A cafeteria Supernova Coffee, com duas unidades no Centro, comprou 274 quilos de nove cafés de diferentes cidades produtoras. Pela quantidade e variedade, os cafés entram no cardápio do Supernova ao longo dos meses. “São cafés equilibrados, com bastante doçura, notas de chocolate, caramelo e de frutas secas, como tâmara e ameixa seca”, descreve Luiz Melo, proprietário do Supernova. Dos nove cafés, três estão acima de 84 pontos.

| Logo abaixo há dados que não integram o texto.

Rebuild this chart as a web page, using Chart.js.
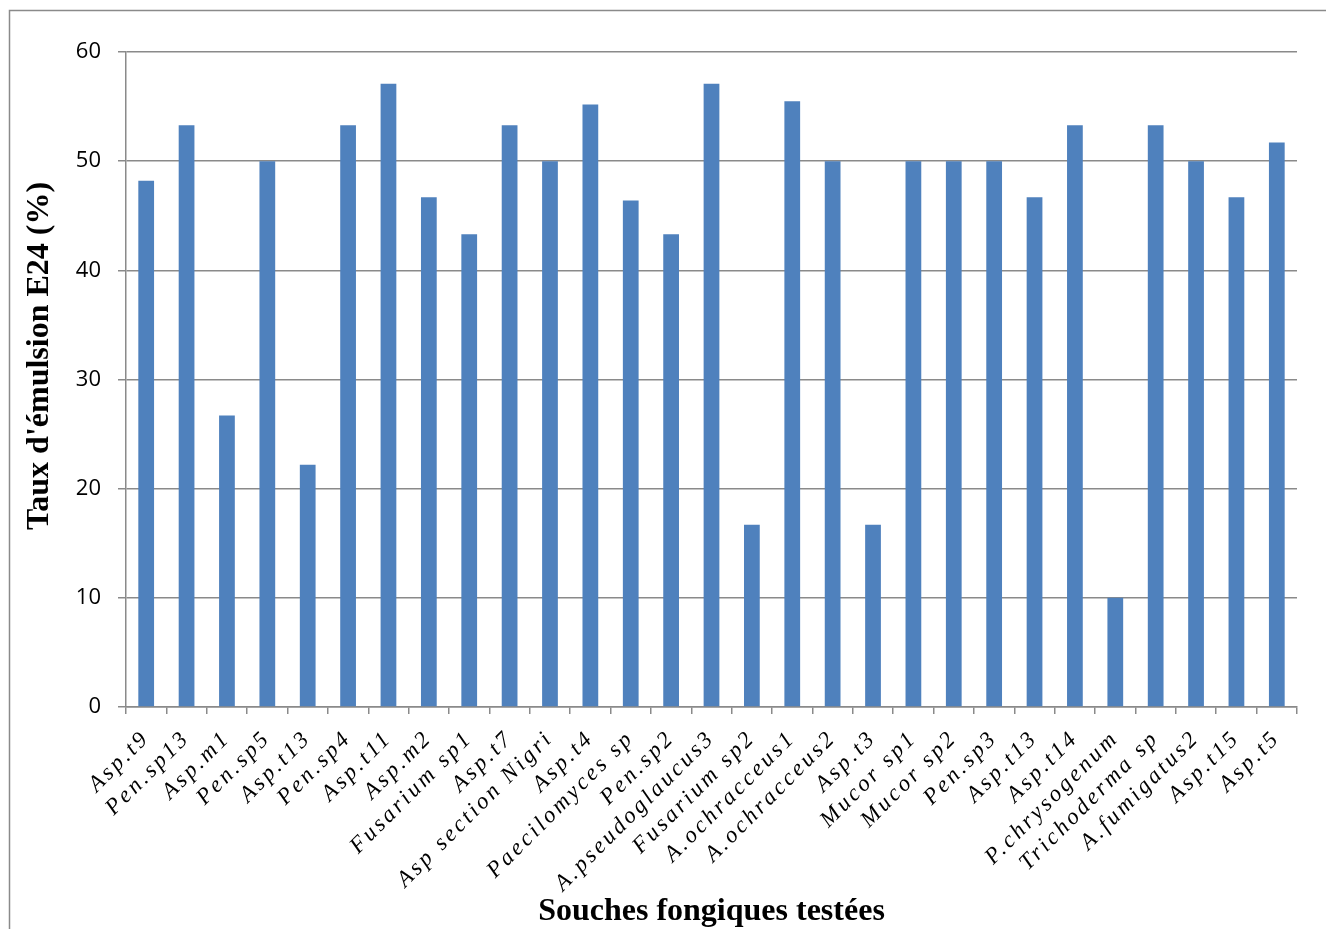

O Moka Clube, que trabalha com cafés por assinatura, garantiu 30 quilos de um café de Tomazina com 90 pontos, a serem degustados e vendidos excepcionalmente aos sábados na sede da empresa, no Juvevê. “O café é da variedade catuaí vermelho, super delicado e doce. A torra precisou ser bem lenta no começo para encontrar as notas de pêssego e mel”, descreve Hugo Rocco, sócio do Moka. “É um café com características bem diferentes das do resto do Brasil. Se torrássemos como o de outros estados, perderia toda sua elegância”.

O Norte Pioneiro não começou a produzir café especial há quatro anos. A orientação de técnicos, compradores e baristas existiam, mas não era levada muito a sério. “Os homens estão à frente da maioria dos sítios e fazendas e não davam muito valor, porque queriam produzir quantidade e não ter tanto trabalho. Commodity sempre vende”, relembra Thais Machado Vidal, de Japira, representante do Norte Pioneiro na IWCA e a quarta geração de cafeicultores em sua família.

Com a comunicação facilitada por aplicativos como WhatsApp, as cafeicultoras podem tirar dúvidas em tempo real com os técnicos da Emater. “Elas escrevem comentando que choveu e perguntam se precisa deixar coberto, qual a espessura para espalhar o café no terreiro”, exemplifica Cíntia.

Munidas de informação e com apoio para assumirem uma postura de protagonismo, as mulheres passaram a tomar decisões sobre os cafezais, processos e negociação dos grãos especiais. “Este ano produzimos 220 sacas de café comum, que vendemos a R$ 420. E 30 sacas de café especial, a R$ 1 mil cada. Antes do projeto produzíamos só café commodity, umas 300 sacas por safra”, compara Josiane de Souza Diniz, de 28 anos.

Rezende prevê um estouro do café paranaense no Brasil nos próximos cinco anos. “A SCAA, a Associação Americana de Cafés Especiais, descreve o café do Norte Pioneiro como incógnito, porque a cada safra descobrem-se novos aromas e sabores incomuns. São cafés complexos que têm mais de um tipo de acidez na mesma bebida, como láctica e cítricos, ou frutas vermelhas e amarelas no mesmo café”, descreve.

Mudança no manejo e no comportamento

Josiane não sabe quando a história da família começou com o café, mas lembra que os bisavós de seus pais já trabalhavam com cafeicultura. Quando entrou no projeto Mulheres do Paraná foi que os 20 mil pés de café da família produziram grãos especiais pela primeira vez.  Além do apoio técnico e psicológico, as mulheres têm a oportunidade de participar de análises sensoriais para conhecerem o produto final de seu trabalho. “O café com que a gente é acostumado é amargo, tem até que enxaguar a boca. Quando você degusta o café especial, mesmo sem açúcar, a bebida é doce. Lá em casa só tomamos do especial agora”, conta Josiane.

Das dificuldades enfrentadas, trocar a derrissa (puxar os ramos para baixo de maneira que todos os grãos de café caiam no chão) pela coleta manual, a secagem em terreno suspenso, que leva mais tempo e tem que ser revirado a cada uma hora, para que todos sequem por igual. Depois, a padronização, etapa inexistente para o café commodity: os grãos passam por uma peneira. Os que caem viram commodity. E uma de natureza cultural: tomar a frente nas decisões do cafezal. “Meu marido nunca me impediu de tomar a frente, mas eu percebi que foi difícil para a maioria dos maridos dar o braço a torcer”, diz Josiane.